Stearns did not just start out in a drunken binge. It had help from the Pope and a few monks.
It all began when Abbot Boniface Wimmer, founder of American Cassinese Benedictines, took his audience with Pope Pius IX. "When I was in Rome last summer, even the Holy Father plagued me a little in an audience I had with him, about the beer affair. I replied: 'Holy Father, you have a good saying about your Benedictines brewing and selling beer; but you forgot that we don't drink any these nine years, and that we have no brewery,' 'Germans and not drinking beer,' he replied 'that is much.' " Yes indeed," I said, 'until now we could do so, being young; but when we grow older, we will probably be in necessity to make beer. 'Of course,' he said, 'St. Paul also wrote to St. Timothy he should take a little wine for his weak stomach, and so you must have something'- and he laughed heartily."
Two years after this conversation, Wimmer sent a small assembly of Benedictines out to find a monastery in Stearns County. The monks of St. John's, as their monastery would come to be known, had a large impact on the culture of Stearns including those about alcohol.

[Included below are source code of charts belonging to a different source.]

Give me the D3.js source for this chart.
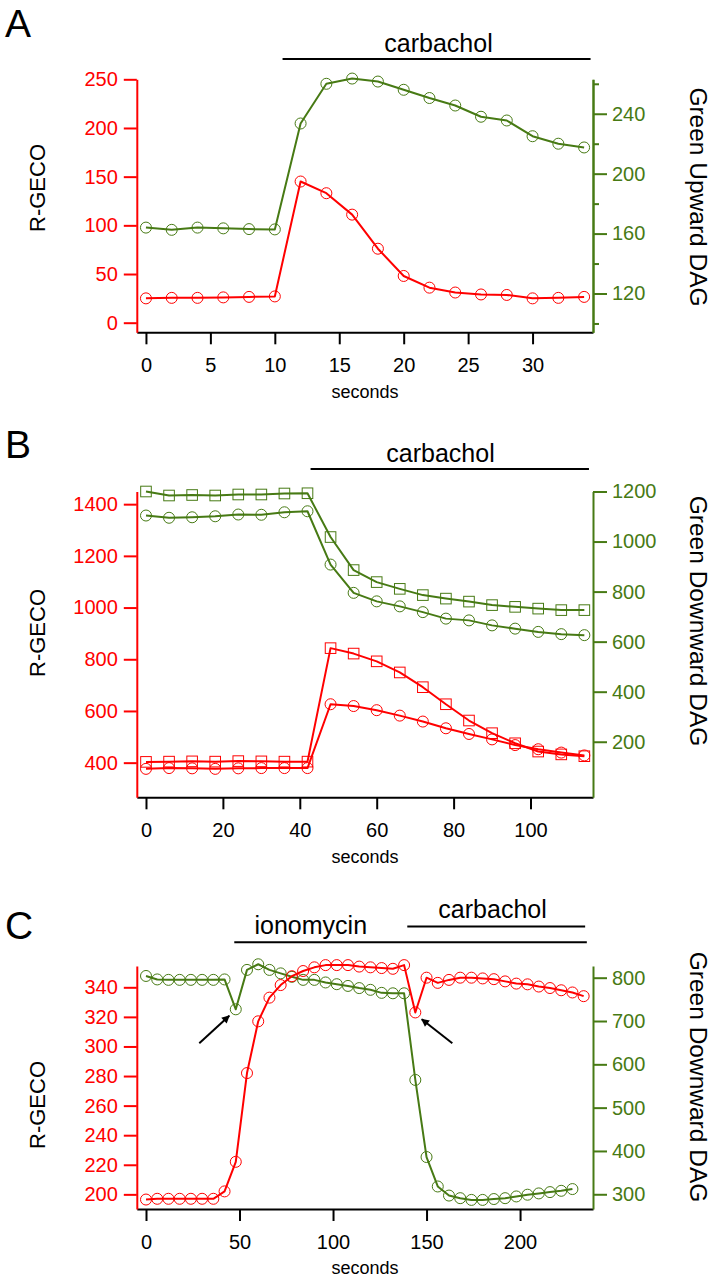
<!DOCTYPE html>
<html>
<head>
<meta charset="utf-8">
<script src="https://cdn.jsdelivr.net/npm/d3@7"></script>
<style>
  body { margin: 0; background: #fff; }
  svg text { font-family: "Liberation Sans", Arial, sans-serif; }
</style>
</head>
<body>
<svg id="fig" width="716" height="1280"></svg>
<script>
// ---- data ----

// Panel A
const secondsA = [0, 2, 4, 6, 8, 10, 12, 14, 16, 18, 20, 22, 24, 26, 28, 30, 32, 34];
const rgecoA   = [25, 25.5, 25.5, 26, 26.5, 27, 145, 133, 111, 76, 48, 36, 31, 29, 28.5, 25, 25.5, 26.5];
const greenUpA = [164, 162.5, 164, 163.5, 163, 162.8, 233.5, 260, 263.5, 261.5, 256, 250.5, 245.5, 238, 235.5, 225, 220, 217.5];

// Panel B (two cells: squares and circles)
const secondsB      = [0, 6, 12, 18, 24, 30, 36, 42, 48, 54, 60, 66, 72, 78, 84, 90, 96, 102, 108, 114];
const rgecoBsquare  = [403, 404, 405, 404, 406, 405, 404, 404, 843, 822, 792, 749, 692, 626, 563, 514, 475, 443, 432, 425];
const rgecoBcircle  = [376, 379, 378, 376, 378, 379, 379, 379, 626, 619, 603, 582, 559, 533, 511, 490, 468, 452, 439, 428];
const greenBsquare  = [1200, 1184, 1186, 1184, 1188, 1188, 1192, 1193, 1018, 886, 838, 811, 786, 772, 760, 746, 739, 732, 726, 726];
const greenBcircle  = [1104, 1095, 1097, 1101, 1108, 1107, 1117, 1121, 908, 795, 761, 741, 718, 692, 685, 665, 652, 639, 630, 626];

// Panel C
const secondsC = [0, 6, 12, 18, 24, 30, 36, 42, 48, 54, 60, 66, 72, 78, 84, 90, 96, 102, 108, 114,
                  120, 126, 132, 138, 144, 150, 156, 162, 168, 174, 180, 186, 192, 198, 204, 210, 216, 222, 228, 234];
const rgecoC = [196.5, 197, 197, 197, 197, 197, 197, 202, 222, 282, 317, 333, 341.5, 347.5, 351, 353.5, 355, 355, 355, 354,
                353.5, 353, 352.5, 355, 323, 346.5, 343, 345, 346.5, 346.5, 346, 345.5, 344, 342.5, 342, 340.5, 339.5, 338, 336.5, 334];
const greenC = [804, 796, 795, 795, 795, 795, 795, 796, 727, 818, 831, 818, 810, 802, 795, 795, 789, 785, 781, 776,
                772, 765, 764, 764, 564, 386, 318, 297, 291, 287, 287, 289, 291, 295, 299, 302, 305, 308, 312];

// tick labels
const xTicksA = [0, 5, 10, 15, 20, 25, 30];
const leftTicksA = [0, 50, 100, 150, 200, 250];
const rightTicksA = [120, 160, 200, 240];
const rightMinorA = [100, 140, 180, 220, 260];

const xTicksB = [0, 20, 40, 60, 80, 100];
const leftTicksB = [400, 600, 800, 1000, 1200, 1400];
const rightTicksB = [200, 400, 600, 800, 1000, 1200];

const xTicksC = [0, 50, 100, 150, 200];
const leftTicksC = [200, 220, 240, 260, 280, 300, 320, 340];
const rightTicksC = [300, 400, 500, 600, 700, 800];

const RED = "#ff0000";
const GREEN = "#477a14";
const FONT = "'Liberation Sans', Arial, sans-serif";
const fmt = d3.format("d");

const svg = d3.select("#fig");

svg.append("defs").append("marker")
    .attr("id", "arrowhead")
    .attr("viewBox", "0 0 10 10")
    .attr("refX", 9).attr("refY", 5)
    .attr("markerUnits", "userSpaceOnUse")
    .attr("markerWidth", 11).attr("markerHeight", 8)
    .attr("orient", "auto")
  .append("path")
    .attr("d", "M0,0 L10,5 L0,10 z")
    .attr("fill", "#000");

const panels = [
  {
    letter: "A", letterY: 37,
    box: { l: 136.8, r: 593, t: 79.3, b: 332.3 },
    xDomain: [-0.71, 34.69], lDomain: [-9.86, 250], rDomain: [94.1, 263],
    xTicks: xTicksA, lTicks: leftTicksA, rTicks: rightTicksA, rMinor: rightMinorA,
    lTitleY: 188, rTitle: "Green Upward DAG", rTitleY: 197,
    series: [
      { x: secondsA, y: greenUpA, axis: "right", color: GREEN, mark: "circle" },
      { x: secondsA, y: rgecoA, axis: "left", color: RED, mark: "circle" }
    ],
    bars: [ { label: "carbachol", from: 10.6, to: 34.5, at: 22.7, lineY: 59, textY: 51.5 } ],
    arrows: []
  },
  {
    letter: "B", letterY: 458,
    box: { l: 136.8, r: 593, t: 491.5, b: 797.3 },
    xDomain: [-2.39, 116.25], lDomain: [266, 1449], rDomain: [-22, 1200],
    xTicks: xTicksB, lTicks: leftTicksB, rTicks: rightTicksB, rMinor: [],
    lTitleY: 633, rTitle: "Green Downward DAG", rTitleY: 621,
    series: [
      { x: secondsB, y: greenBsquare, axis: "right", color: GREEN, mark: "square" },
      { x: secondsB, y: greenBcircle, axis: "right", color: GREEN, mark: "circle" },
      { x: secondsB, y: rgecoBsquare, axis: "left", color: RED, mark: "square" },
      { x: secondsB, y: rgecoBcircle, axis: "left", color: RED, mark: "circle" }
    ],
    bars: [ { label: "carbachol", from: 42.8, to: 115.2, at: 76.6, lineY: 469, textY: 461.5 } ],
    arrows: []
  },
  {
    letter: "C", letterY: 939,
    box: { l: 136.8, r: 593, t: 966, b: 1209 },
    xDomain: [-4.92, 239], lDomain: [190.1, 354.4], rDomain: [266, 827],
    xTicks: xTicksC, lTicks: leftTicksC, rTicks: rightTicksC, rMinor: [],
    lTitleY: 1105, rTitle: "Green Downward DAG", rTitleY: 1077,
    series: [
      { x: secondsC, y: greenC, axis: "right", color: GREEN, mark: "circle" },
      { x: secondsC, y: rgecoC, axis: "left", color: RED, mark: "circle" }
    ],
    bars: [
      { label: "ionomycin", from: 47.2, to: 235.7, at: 88.1, lineY: 942.3, textY: 934.3 },
      { label: "carbachol", from: 139.7, to: 234.8, at: 185.3, lineY: 926.5, textY: 918.3 }
    ],
    // arrows point at a data point: [series index, point index], tip and tail offsets
    arrows: [
      { s: 0, i: 8, tip: [-6.5, 6.4], tail: [-36.5, 34] },
      { s: 1, i: 24, tip: [6.4, 6.8], tail: [37, 30.8] }
    ]
  }
];

function styleAxis(g, color, size) {
  g.attr("font-family", null).attr("font-size", null);
  g.selectAll(".domain").attr("stroke", color).attr("stroke-width", 2);
  g.selectAll(".tick line").attr("stroke", color).attr("stroke-width", 2);
  g.selectAll(".tick text").attr("fill", color).attr("font-size", size)
    .attr("font-family", FONT);
}

function drawPanel(p) {
  const g = svg.append("g");
  const x = d3.scaleLinear().domain(p.xDomain).range([p.box.l, p.box.r]);
  const yL = d3.scaleLinear().domain(p.lDomain).range([p.box.b, p.box.t]);
  const yR = d3.scaleLinear().domain(p.rDomain).range([p.box.b, p.box.t]);

  // traces
  p.series.forEach(s => {
    const y = s.axis === "left" ? yL : yR;
    const pts = s.y.map((v, i) => [s.x[i], v]);
    const line = d3.line().x(d => x(d[0])).y(d => y(d[1]));
    g.append("path").datum(pts)
      .attr("fill", "none")
      .attr("stroke", s.color)
      .attr("stroke-width", 2)
      .attr("stroke-linejoin", "round")
      .attr("d", line);

    if (s.mark === "circle") {
      g.selectAll(null).data(pts).enter().append("circle")
        .attr("cx", d => x(d[0])).attr("cy", d => y(d[1]))
        .attr("r", 5.5)
        .attr("fill", "none").attr("stroke", s.color).attr("stroke-width", 1);
    } else {
      g.selectAll(null).data(pts).enter().append("rect")
        .attr("x", d => x(d[0]) - 5.3).attr("y", d => y(d[1]) - 5.3)
        .attr("width", 10.6).attr("height", 10.6)
        .attr("fill", "none").attr("stroke", s.color).attr("stroke-width", 1);
    }
  });

  // axes
  const ax = g.append("g").attr("transform", `translate(0,${p.box.b})`)
    .call(d3.axisBottom(x).tickValues(p.xTicks).tickFormat(fmt)
      .tickSize(12).tickSizeOuter(0).tickPadding(14));
  styleAxis(ax, "#000", 20);

  const al = g.append("g").attr("transform", `translate(${p.box.l},0)`)
    .call(d3.axisLeft(yL).tickValues(p.lTicks).tickFormat(fmt)
      .tickSize(13).tickSizeOuter(0).tickPadding(6));
  styleAxis(al, RED, 20);

  if (p.rMinor.length) {
    const am = g.append("g").attr("transform", `translate(${p.box.r},0)`)
      .call(d3.axisRight(yR).tickValues(p.rMinor).tickSize(6).tickSizeOuter(0).tickFormat(""));
    styleAxis(am, GREEN, 20);
  }
  const ar = g.append("g").attr("transform", `translate(${p.box.r},0)`)
    .call(d3.axisRight(yR).tickValues(p.rTicks).tickFormat(fmt)
      .tickSize(14).tickSizeOuter(0).tickPadding(5));
  styleAxis(ar, GREEN, 20);

  // axis titles
  g.append("text")
    .attr("transform", `translate(45,${p.lTitleY}) rotate(-90)`)
    .attr("text-anchor", "middle")
    .attr("font-size", 22)
    .attr("fill", "#000")
    .text("R-GECO");

  g.append("text")
    .attr("transform", `translate(690,${p.rTitleY}) rotate(90)`)
    .attr("text-anchor", "middle")
    .attr("font-size", 24.5)
    .attr("fill", "#000")
    .text(p.rTitle);

  g.append("text")
    .attr("x", 365)
    .attr("y", p.box.b + 65.4)
    .attr("text-anchor", "middle")
    .attr("font-size", 18)
    .attr("fill", "#000")
    .text("seconds");

  // panel letter
  g.append("text")
    .attr("x", 5).attr("y", p.letterY)
    .attr("font-size", 39)
    .attr("fill", "#000")
    .text(p.letter);

  // treatment bars
  p.bars.forEach(b => {
    g.append("line")
      .attr("x1", x(b.from)).attr("x2", x(b.to))
      .attr("y1", b.lineY).attr("y2", b.lineY)
      .attr("stroke", "#000").attr("stroke-width", 2);
    g.append("text")
      .attr("x", x(b.at)).attr("y", b.textY)
      .attr("text-anchor", "middle")
      .attr("font-size", 25)
      .attr("fill", "#000")
      .text(b.label);
  });

  // arrows
  p.arrows.forEach(a => {
    const s = p.series[a.s];
    const y = s.axis === "left" ? yL : yR;
    const px = x(s.x[a.i]), py = y(s.y[a.i]);
    g.append("line")
      .attr("x1", px + a.tail[0]).attr("y1", py + a.tail[1])
      .attr("x2", px + a.tip[0]).attr("y2", py + a.tip[1])
      .attr("stroke", "#000").attr("stroke-width", 2)
      .attr("marker-end", "url(#arrowhead)");
  });
}

panels.forEach(drawPanel);
</script>
</body>
</html>
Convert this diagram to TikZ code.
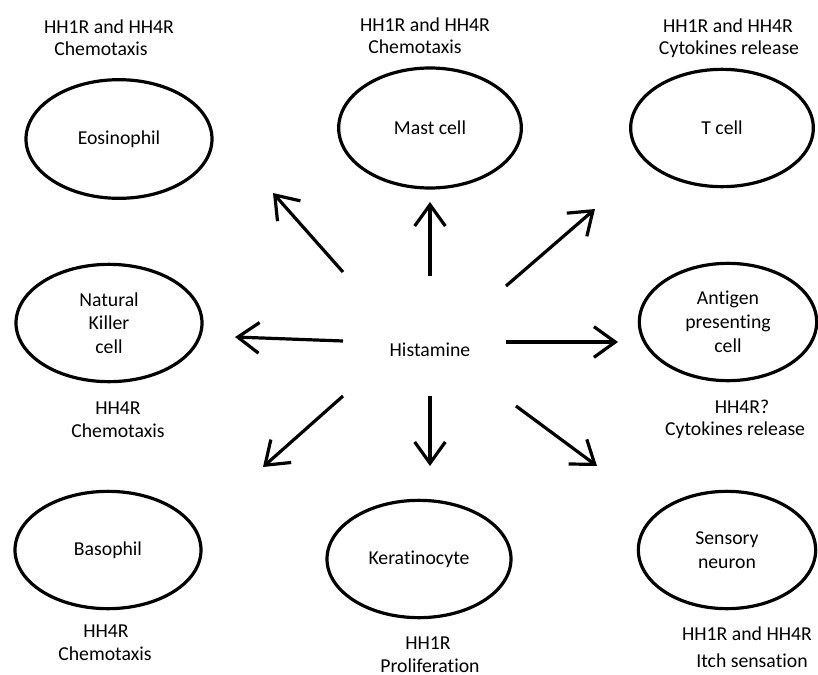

St. Benedict took a fairly moderate stance on the consumption of alcohol. "Although we read that wine is not all a drink for monks, yet, since our days it is impossible to persuade monks of this, let us agree at least about this, we should not drink our fill, but more sparingly."
According to Father Godrey, O.S.B, one monk helped local farmers construct good copper stills that were used to make "Minnesota 13" moonshine.
Minnesota 13, was a name given to the corn liquor distilled on many Central Minnesota farms. It was consumed by many natives in moderation although there were a few alcoholics.
To enforce the 18th Amendment, Congress passed the National Prohibition Act, usually called the Volstead Act because Congressman Andrew Volstead of Minnesota introduced it in 1919.
Shortly following the creation of "Minnesota 13," Congress passed the National Prohibition Act to enforce the 18th Amendment.
This law defined the prohibited "intoxicating liquors" as those with an alcoholic content of more than .5 percent. However, it made concessions for liquors sold for medicinal, sacramental and industrial purposes, and for fruit or grape beverages prepared for personal use in homes.
The Volstead Act was taken lightly at St. John's. The prohibition occurred during a depression. That way farmers that could not sell their corn would make moonshine to earn a few extra dollars.
Urban Gaida, who grew up on a farm near Holdingford, said "even the priest at one of the town's churches would call and alert his bootlegging parishioners when federal agents were in town."
Catholic clergy often sanctioned the activities of moon shiners and bootleggers and assisted them when they ran into trouble, but many civic officials in Stearns County went a step beyond and actually became moonshiners and bootleggers.
After a long fight, Federal agents managed to sharply curtail the large-scale manufacturing of moonshine in Stearns county. They succeeded by burning barns and sheds and through various acts of intimidation. They exploited divisions within the community by using informers and they undermined the tip system by sharpening their raiding strategies. Increased surveillance and a bigger stick to punish in the form of Jones Law finally blunted community resistance.
However, while they managed to alter behavior, they failed to change beliefs. Stearns County had its revenge when it voted 4 to 1 for repeal of the hated 18th amendment to the Constitution.